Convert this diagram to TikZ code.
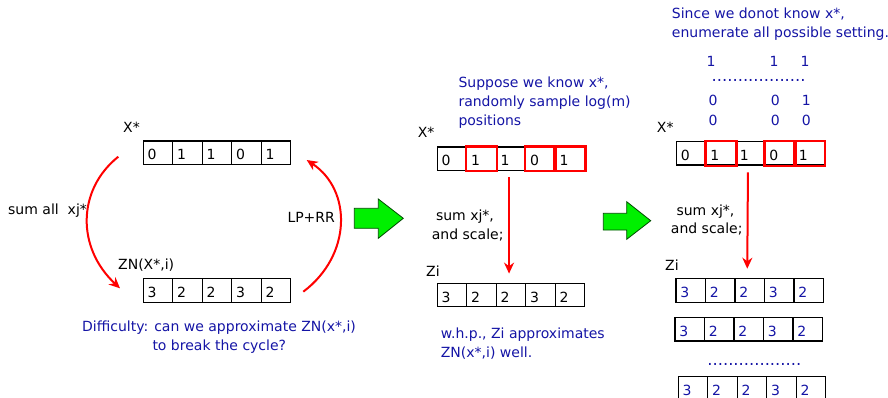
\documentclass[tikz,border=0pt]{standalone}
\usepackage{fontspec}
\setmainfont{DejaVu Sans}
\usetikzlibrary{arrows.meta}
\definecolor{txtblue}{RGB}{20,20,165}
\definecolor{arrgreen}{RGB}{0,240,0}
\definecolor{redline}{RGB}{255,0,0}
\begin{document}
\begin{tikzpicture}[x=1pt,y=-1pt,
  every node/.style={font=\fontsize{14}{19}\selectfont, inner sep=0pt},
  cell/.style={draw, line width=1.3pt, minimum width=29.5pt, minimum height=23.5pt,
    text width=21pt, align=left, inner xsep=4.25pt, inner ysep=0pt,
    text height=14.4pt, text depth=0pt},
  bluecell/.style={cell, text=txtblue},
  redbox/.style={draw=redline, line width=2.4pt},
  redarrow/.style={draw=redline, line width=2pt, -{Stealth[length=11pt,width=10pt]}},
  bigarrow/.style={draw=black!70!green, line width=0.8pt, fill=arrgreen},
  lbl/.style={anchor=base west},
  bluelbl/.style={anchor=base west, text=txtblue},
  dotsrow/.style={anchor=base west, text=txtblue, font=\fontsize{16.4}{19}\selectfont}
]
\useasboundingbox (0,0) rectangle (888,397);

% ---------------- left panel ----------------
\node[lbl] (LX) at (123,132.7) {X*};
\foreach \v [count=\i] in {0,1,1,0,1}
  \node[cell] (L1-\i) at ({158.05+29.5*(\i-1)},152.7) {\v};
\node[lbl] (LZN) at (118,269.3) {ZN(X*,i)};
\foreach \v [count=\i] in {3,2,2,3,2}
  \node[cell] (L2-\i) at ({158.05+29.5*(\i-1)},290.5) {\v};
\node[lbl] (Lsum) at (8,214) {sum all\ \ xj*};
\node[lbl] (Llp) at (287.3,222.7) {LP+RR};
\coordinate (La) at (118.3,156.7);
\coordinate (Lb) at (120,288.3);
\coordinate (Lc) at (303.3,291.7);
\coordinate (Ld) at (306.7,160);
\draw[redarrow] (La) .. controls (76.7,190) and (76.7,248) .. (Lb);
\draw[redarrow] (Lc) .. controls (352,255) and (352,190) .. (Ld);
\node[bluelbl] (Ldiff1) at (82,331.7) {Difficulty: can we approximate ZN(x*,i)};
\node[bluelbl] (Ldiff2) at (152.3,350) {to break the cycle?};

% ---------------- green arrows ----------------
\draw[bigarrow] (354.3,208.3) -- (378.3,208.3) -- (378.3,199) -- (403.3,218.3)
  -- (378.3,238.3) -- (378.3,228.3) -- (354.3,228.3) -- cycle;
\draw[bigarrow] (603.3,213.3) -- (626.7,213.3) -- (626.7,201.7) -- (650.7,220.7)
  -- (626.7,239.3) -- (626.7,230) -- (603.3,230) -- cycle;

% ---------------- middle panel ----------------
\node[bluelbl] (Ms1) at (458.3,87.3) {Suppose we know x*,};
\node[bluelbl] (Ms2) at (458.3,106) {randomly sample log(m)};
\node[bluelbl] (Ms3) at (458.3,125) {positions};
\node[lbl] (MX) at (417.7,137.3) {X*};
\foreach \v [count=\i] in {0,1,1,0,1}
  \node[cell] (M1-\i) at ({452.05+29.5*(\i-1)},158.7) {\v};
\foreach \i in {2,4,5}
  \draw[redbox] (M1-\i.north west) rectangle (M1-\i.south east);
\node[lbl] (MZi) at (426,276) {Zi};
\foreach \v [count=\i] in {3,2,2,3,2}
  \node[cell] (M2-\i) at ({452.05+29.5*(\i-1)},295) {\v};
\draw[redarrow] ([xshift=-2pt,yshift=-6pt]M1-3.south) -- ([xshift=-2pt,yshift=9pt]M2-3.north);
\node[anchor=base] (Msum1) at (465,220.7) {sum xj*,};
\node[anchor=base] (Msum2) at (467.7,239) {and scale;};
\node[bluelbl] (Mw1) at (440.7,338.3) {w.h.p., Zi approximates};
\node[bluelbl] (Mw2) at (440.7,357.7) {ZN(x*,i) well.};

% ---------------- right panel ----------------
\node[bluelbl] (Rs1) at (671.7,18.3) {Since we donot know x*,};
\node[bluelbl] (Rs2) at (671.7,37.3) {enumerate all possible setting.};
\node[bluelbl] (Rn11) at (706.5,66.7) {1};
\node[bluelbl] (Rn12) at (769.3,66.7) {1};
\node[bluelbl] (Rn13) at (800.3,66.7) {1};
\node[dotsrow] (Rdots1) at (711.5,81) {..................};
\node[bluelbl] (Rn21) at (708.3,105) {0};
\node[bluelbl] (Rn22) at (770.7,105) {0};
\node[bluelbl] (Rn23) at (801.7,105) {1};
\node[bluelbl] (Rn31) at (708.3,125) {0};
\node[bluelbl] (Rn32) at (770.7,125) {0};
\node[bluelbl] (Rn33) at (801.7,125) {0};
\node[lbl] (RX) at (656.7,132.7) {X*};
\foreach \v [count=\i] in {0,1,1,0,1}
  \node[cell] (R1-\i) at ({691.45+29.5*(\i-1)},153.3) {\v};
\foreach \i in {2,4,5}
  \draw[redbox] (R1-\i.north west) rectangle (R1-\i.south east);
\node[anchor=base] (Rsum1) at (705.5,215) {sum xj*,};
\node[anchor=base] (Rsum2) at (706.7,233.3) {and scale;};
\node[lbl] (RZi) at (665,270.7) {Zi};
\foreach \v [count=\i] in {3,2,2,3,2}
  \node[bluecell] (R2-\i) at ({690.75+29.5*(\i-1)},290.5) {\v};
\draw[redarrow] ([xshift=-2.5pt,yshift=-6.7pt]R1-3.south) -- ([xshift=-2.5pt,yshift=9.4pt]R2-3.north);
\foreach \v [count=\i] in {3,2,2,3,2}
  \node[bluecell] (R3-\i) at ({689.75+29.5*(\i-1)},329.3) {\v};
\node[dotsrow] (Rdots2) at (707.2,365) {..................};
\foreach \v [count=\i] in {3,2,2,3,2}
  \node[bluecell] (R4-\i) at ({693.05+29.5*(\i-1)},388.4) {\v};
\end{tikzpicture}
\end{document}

> EXERCISE BRIEF
Make an exact copy of the data, leaving its pictures out.

> THE COMPLETED TASK
Convert this diagram to TikZ code.
\documentclass[tikz,border=0pt]{standalone}
\usepackage{fontspec}
\setmainfont{DejaVu Sans}
\usetikzlibrary{arrows.meta}
\definecolor{txtblue}{RGB}{20,20,165}
\definecolor{arrgreen}{RGB}{0,240,0}
\definecolor{redline}{RGB}{255,0,0}
\begin{document}
\begin{tikzpicture}[x=1pt,y=-1pt,
  every node/.style={font=\fontsize{14}{19}\selectfont, inner sep=0pt},
  cell/.style={draw, line width=1.3pt, minimum width=29.5pt, minimum height=23.5pt,
    text width=21pt, align=left, inner xsep=4.25pt, inner ysep=0pt,
    text height=14.4pt, text depth=0pt},
  bluecell/.style={cell, text=txtblue},
  redbox/.style={draw=redline, line width=2.4pt},
  redarrow/.style={draw=redline, line width=2pt, -{Stealth[length=11pt,width=10pt]}},
  bigarrow/.style={draw=black!70!green, line width=0.8pt, fill=arrgreen},
  lbl/.style={anchor=base west},
  bluelbl/.style={anchor=base west, text=txtblue},
  dotsrow/.style={anchor=base west, text=txtblue, font=\fontsize{16.4}{19}\selectfont}
]
\useasboundingbox (0,0) rectangle (888,397);

% ---------------- left panel ----------------
\node[lbl] (LX) at (123,132.7) {X*};
\foreach \v [count=\i] in {0,1,1,0,1}
  \node[cell] (L1-\i) at ({158.05+29.5*(\i-1)},152.7) {\v};
\node[lbl] (LZN) at (118,269.3) {ZN(X*,i)};
\foreach \v [count=\i] in {3,2,2,3,2}
  \node[cell] (L2-\i) at ({158.05+29.5*(\i-1)},290.5) {\v};
\node[lbl] (Lsum) at (8,214) {sum all\ \ xj*};
\node[lbl] (Llp) at (287.3,222.7) {LP+RR};
\coordinate (La) at (118.3,156.7);
\coordinate (Lb) at (120,288.3);
\coordinate (Lc) at (303.3,291.7);
\coordinate (Ld) at (306.7,160);
\draw[redarrow] (La) .. controls (76.7,190) and (76.7,248) .. (Lb);
\draw[redarrow] (Lc) .. controls (352,255) and (352,190) .. (Ld);
\node[bluelbl] (Ldiff1) at (82,331.7) {Difficulty: can we approximate ZN(x*,i)};
\node[bluelbl] (Ldiff2) at (152.3,350) {to break the cycle?};

% ---------------- green arrows ----------------
\draw[bigarrow] (354.3,208.3) -- (378.3,208.3) -- (378.3,199) -- (403.3,218.3)
  -- (378.3,238.3) -- (378.3,228.3) -- (354.3,228.3) -- cycle;
\draw[bigarrow] (603.3,213.3) -- (626.7,213.3) -- (626.7,201.7) -- (650.7,220.7)
  -- (626.7,239.3) -- (626.7,230) -- (603.3,230) -- cycle;

% ---------------- middle panel ----------------
\node[bluelbl] (Ms1) at (458.3,87.3) {Suppose we know x*,};
\node[bluelbl] (Ms2) at (458.3,106) {randomly sample log(m)};
\node[bluelbl] (Ms3) at (458.3,125) {positions};
\node[lbl] (MX) at (417.7,137.3) {X*};
\foreach \v [count=\i] in {0,1,1,0,1}
  \node[cell] (M1-\i) at ({452.05+29.5*(\i-1)},158.7) {\v};
\foreach \i in {2,4,5}
  \draw[redbox] (M1-\i.north west) rectangle (M1-\i.south east);
\node[lbl] (MZi) at (426,276) {Zi};
\foreach \v [count=\i] in {3,2,2,3,2}
  \node[cell] (M2-\i) at ({452.05+29.5*(\i-1)},295) {\v};
\draw[redarrow] ([xshift=-2pt,yshift=-6pt]M1-3.south) -- ([xshift=-2pt,yshift=9pt]M2-3.north);
\node[anchor=base] (Msum1) at (465,220.7) {sum xj*,};
\node[anchor=base] (Msum2) at (467.7,239) {and scale;};
\node[bluelbl] (Mw1) at (440.7,338.3) {w.h.p., Zi approximates};
\node[bluelbl] (Mw2) at (440.7,357.7) {ZN(x*,i) well.};

% ---------------- right panel ----------------
\node[bluelbl] (Rs1) at (671.7,18.3) {Since we donot know x*,};
\node[bluelbl] (Rs2) at (671.7,37.3) {enumerate all possible setting.};
\node[bluelbl] (Rn11) at (706.5,66.7) {1};
\node[bluelbl] (Rn12) at (769.3,66.7) {1};
\node[bluelbl] (Rn13) at (800.3,66.7) {1};
\node[dotsrow] (Rdots1) at (711.5,81) {..................};
\node[bluelbl] (Rn21) at (708.3,105) {0};
\node[bluelbl] (Rn22) at (770.7,105) {0};
\node[bluelbl] (Rn23) at (801.7,105) {1};
\node[bluelbl] (Rn31) at (708.3,125) {0};
\node[bluelbl] (Rn32) at (770.7,125) {0};
\node[bluelbl] (Rn33) at (801.7,125) {0};
\node[lbl] (RX) at (656.7,132.7) {X*};
\foreach \v [count=\i] in {0,1,1,0,1}
  \node[cell] (R1-\i) at ({691.45+29.5*(\i-1)},153.3) {\v};
\foreach \i in {2,4,5}
  \draw[redbox] (R1-\i.north west) rectangle (R1-\i.south east);
\node[anchor=base] (Rsum1) at (705.5,215) {sum xj*,};
\node[anchor=base] (Rsum2) at (706.7,233.3) {and scale;};
\node[lbl] (RZi) at (665,270.7) {Zi};
\foreach \v [count=\i] in {3,2,2,3,2}
  \node[bluecell] (R2-\i) at ({690.75+29.5*(\i-1)},290.5) {\v};
\draw[redarrow] ([xshift=-2.5pt,yshift=-6.7pt]R1-3.south) -- ([xshift=-2.5pt,yshift=9.4pt]R2-3.north);
\foreach \v [count=\i] in {3,2,2,3,2}
  \node[bluecell] (R3-\i) at ({689.75+29.5*(\i-1)},329.3) {\v};
\node[dotsrow] (Rdots2) at (707.2,365) {..................};
\foreach \v [count=\i] in {3,2,2,3,2}
  \node[bluecell] (R4-\i) at ({693.05+29.5*(\i-1)},388.4) {\v};
\end{tikzpicture}
\end{document}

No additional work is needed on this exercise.